The term demagnetisation describes the process in which a magnet loses its magnetic properties. This can be caused by various external influences such as heat, mechanical shocks or the effect of an opposing magnetic field. In technology, demagnetisation is a targeted process that is used, for example, to remove unwanted magnetic fields.

How does demagnetisation work?

Magnets consist of materials whose magnetic domains - small areas with uniform magnetisation - are aligned. This alignment provides the magnetic force. During demagnetisation, these domains are distributed in random directions so that their magnetic effects cancel each other out.

Demagnetisation can take place in various ways:

• Heat: If a magnet is heated above its Curie temperature, the magnetic domains lose their alignment. The magnet can be irreversibly demagnetised.
• Counter-magnetic fields: A strong, oppositely directed magnetic field can disturb the alignment of the domains and demagnetise the magnet.
• Mechanical shock: Shocks or vibrations can disrupt the magnetic order in some materials, especially brittle magnets such as ferrites.
• Alternating magnetic fields: Applying an alternating current with decreasing amplitude slowly reduces the magnetisation to zero (alternating current demagnetisation).

When is demagnetisation necessary?

In many technical and industrial applications, demagnetisation is a targeted and useful process:

• Removal of residual magnetism: After processing metal parts, unwanted magnetic fields can arise that interfere with the function of machines or sensors, for example.
• Quality control: Demagnetisation is used to ensure that materials no longer have any magnetic properties.
• Tool care: Tools such as screwdrivers are demagnetised to prevent them from attracting metal shavings or small parts.
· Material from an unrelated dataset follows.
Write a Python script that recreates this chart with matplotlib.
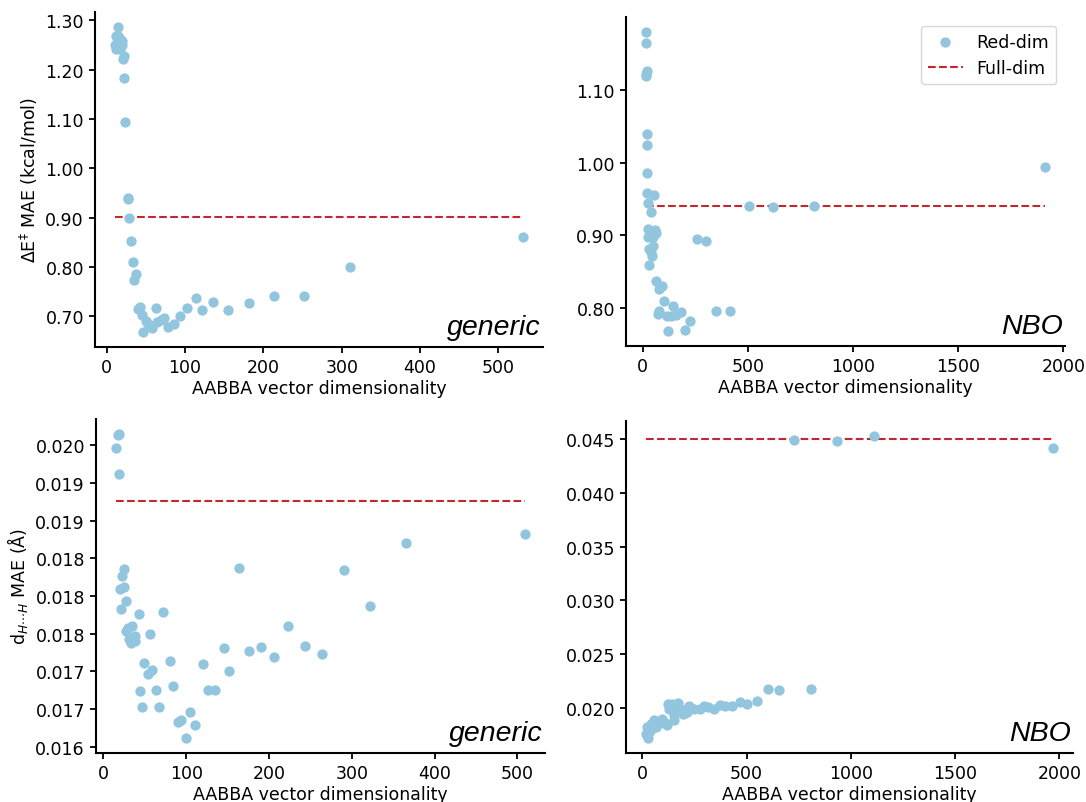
import matplotlib
matplotlib.use("Agg")
import matplotlib.pyplot as plt
from matplotlib.ticker import FixedLocator, FixedFormatter, FormatStrFormatter

# ---------------- data ----------------
# Top-left: generic, activation energy MAE
tl_x = [14.6, 12, 15, 18, 13, 11, 19, 14, 12, 17, 20, 16, 22, 21, 22.4, 23.3, 26.5, 27,
        28.3, 30.6, 33.4, 37, 35.2, 39.3, 42.5, 44.8, 46, 50.7, 53, 57.6, 63, 64.4, 69,
        72.7, 78, 86.4, 93.7, 102, 113.8, 121, 136, 155, 181, 213, 252, 310, 531]
tl_y = [1.286, 1.268, 1.268, 1.261, 1.255, 1.251, 1.251, 1.244, 1.241, 1.241, 1.258, 1.264,
        1.227, 1.221, 1.183, 1.093, 0.941, 0.937, 0.900, 0.853, 0.810, 0.786, 0.773, 0.716,
        0.719, 0.702, 0.669, 0.690, 0.685, 0.676, 0.717, 0.688, 0.692, 0.697, 0.678, 0.685,
        0.701, 0.717, 0.738, 0.714, 0.729, 0.714, 0.727, 0.741, 0.741, 0.800, 0.862]
tl_full = 0.901

# Top-right: NBO, activation energy MAE
tr_x = [16, 16, 18, 15, 16, 21, 21, 22, 22, 52, 24, 40, 27, 57, 64, 37, 25, 49, 48, 29,
        37, 45, 30, 65, 92, 79, 100, 145, 78, 70, 116, 132, 160, 180, 226, 119, 199, 256,
        299, 350, 417, 507, 620, 814, 1913]
tr_y = [1.179, 1.164, 1.125, 1.122, 1.119, 1.039, 1.024, 0.985, 0.958, 0.955, 0.944, 0.932,
        0.909, 0.907, 0.903, 0.900, 0.898, 0.898, 0.886, 0.882, 0.878, 0.872, 0.860, 0.838,
        0.831, 0.827, 0.810, 0.803, 0.796, 0.792, 0.789, 0.789, 0.791, 0.795, 0.783, 0.769,
        0.770, 0.895, 0.893, 0.797, 0.797, 0.941, 0.939, 0.941, 0.994]
tr_full = 0.941

# Bottom-left: generic, H...H distance MAE
bl_x = [17.3, 18.5, 15.6, 18.6, 24.7, 22.5, 19.5, 24.2, 26.8, 20.8, 42.4, 71.4, 34.6, 30,
        26.8, 31, 33.5, 38, 38, 56.3, 49.4, 53.2, 58.9, 43.7, 63.2, 46.3, 67.5, 80.5, 84.4,
        90.5, 94, 100, 104.3, 110.4, 120.3, 126.8, 134.2, 145, 152, 164, 176, 190, 206, 223,
        243.7, 264.5, 291, 322.5, 365, 508.7]
bl_y = [0.02014, 0.02015, 0.019965, 0.019624, 0.018358, 0.018261, 0.018093, 0.018119,
        0.017934, 0.017827, 0.017761, 0.017783, 0.017602, 0.017575, 0.017535, 0.017434,
        0.017376, 0.017398, 0.017465, 0.017500, 0.017115, 0.016969, 0.017013, 0.016743,
        0.016752, 0.016527, 0.016527, 0.017142, 0.016805, 0.016332, 0.016358, 0.016119,
        0.016465, 0.016283, 0.017102, 0.016757, 0.016757, 0.017305, 0.017004, 0.018367,
        0.017270, 0.017323, 0.017190, 0.017597, 0.017332, 0.017235, 0.018350, 0.017863,
        0.018699, 0.018819]
bl_full = 0.019265
bl_ticks = [0.0160, 0.0165, 0.0170, 0.0175, 0.0180, 0.0185, 0.0190, 0.0195, 0.0200]
bl_ticklabels = ["0.016", "0.017", "0.017", "0.018", "0.018", "0.018", "0.019", "0.019", "0.020"]

# Bottom-right: NBO, H...H distance MAE
br_x = [729, 933, 1112, 1968, 604, 657, 811, 548, 503, 466, 430, 397, 370, 344, 316, 297,
        275, 249, 223, 212, 196, 172, 156, 140, 124, 164, 152, 152, 117, 92, 100, 76, 67,
        56, 40, 24, 31, 35, 27, 19, 45, 185, 205, 130, 110, 85]
br_y = [0.04497, 0.04482, 0.04531, 0.04420, 0.02170, 0.02161, 0.02173, 0.02062, 0.02037,
        0.02053, 0.02015, 0.02015, 0.02022, 0.01991, 0.02006, 0.02015, 0.01991, 0.01991,
        0.02015, 0.01960, 0.01944, 0.02043, 0.02022, 0.02031, 0.02031, 0.01975, 0.01935,
        0.01882, 0.01842, 0.01898, 0.01873, 0.01852, 0.01820, 0.01882, 0.01852, 0.01820,
        0.01789, 0.01780, 0.01718, 0.01758, 0.01830, 0.01990, 0.01950, 0.01990, 0.01860,
        0.01870]
br_full = 0.0450

xlabel = "AABBA vector dimensionality"
ylabel_top = r"$\Delta$E$^{\ddagger}$ MAE (kcal/mol)"
ylabel_bot = r"d$_{H\cdots H}$ MAE (Å)"
legend_labels = ["Red-dim", "Full-dim"]

# ---------------- style ----------------
BLUE = "#92c5de"
RED = "#c1272d"
plt.rcParams.update({
    "font.family": ["DejaVu Sans"],
    "font.size": 12.5,
    "axes.linewidth": 1.5,
    "xtick.major.width": 1.3,
    "ytick.major.width": 1.3,
    "xtick.major.size": 4.5,
    "ytick.major.size": 4.5,
    "xtick.labelsize": 12.5,
    "ytick.labelsize": 12.5,
    "axes.labelsize": 12.5,
})

fig = plt.figure(figsize=(10.86, 8.03), dpi=100)
W, H = 1086, 803
def box(l, r, t, b):
    return [l / W, 1 - b / H, (r - l) / W, (b - t) / H]

ax_tl = fig.add_axes(box(95, 543, 13, 348))
ax_tr = fig.add_axes(box(626, 1065, 18, 347))
ax_bl = fig.add_axes(box(96, 545, 420, 754))
ax_br = fig.add_axes(box(626, 1073, 422, 754))

panels = [
    (ax_tl, tl_x, tl_y, tl_full, "generic"),
    (ax_tr, tr_x, tr_y, tr_full, "NBO"),
    (ax_bl, bl_x, bl_y, bl_full, "generic"),
    (ax_br, br_x, br_y, br_full, "NBO"),
]

for ax, x, y, full, tag in panels:
    ax.scatter(x, y, s=55, color=BLUE, zorder=3, label=legend_labels[0], linewidths=0)
    ax.plot([min(x), max(x)], [full, full], linestyle="--", color=RED, lw=1.5,
            zorder=2, label=legend_labels[1])
    ax.spines["top"].set_visible(False)
    ax.spines["right"].set_visible(False)
    ax.set_xlabel(xlabel, labelpad=2)
    ax.text(0.995, 0.02, tag, transform=ax.transAxes, ha="right", va="bottom",
            fontsize=20.5, style="italic", family="Liberation Sans", zorder=4)

ax_tl.set_ylabel(ylabel_top)
ax_bl.set_ylabel(ylabel_bot)

ax_tl.yaxis.set_major_formatter(FormatStrFormatter("%.2f"))
ax_tr.yaxis.set_major_formatter(FormatStrFormatter("%.2f"))
ax_br.yaxis.set_major_formatter(FormatStrFormatter("%.3f"))
ax_bl.yaxis.set_major_locator(FixedLocator(bl_ticks))
ax_bl.yaxis.set_major_formatter(FixedFormatter(bl_ticklabels))

ax_tr.legend(loc="upper right", scatterpoints=1, fontsize=12.5, handlelength=2.0)

fig.savefig("out.png", dpi=100)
Methods of demagnetisation

• Demagnetising coils: A coil through which alternating current flows generates an oscillating magnetic field that gradually decreases. This ensures that the material is demagnetised.
• Inductive demagnetisation: Metal parts are passed through a demagnetising device that generates an oscillating magnetic field.
• Thermal demagnetisation: The magnet is heated above its Curie temperature to destroy the magnetic domains.

Did you know?

Did you know that even the earth generates a weak magnetic field that can lead to the demagnetisation of magnets in the long term? This happens particularly with magnets that are stored in unfavourable positions, for example parallel to the earth's magnetic field.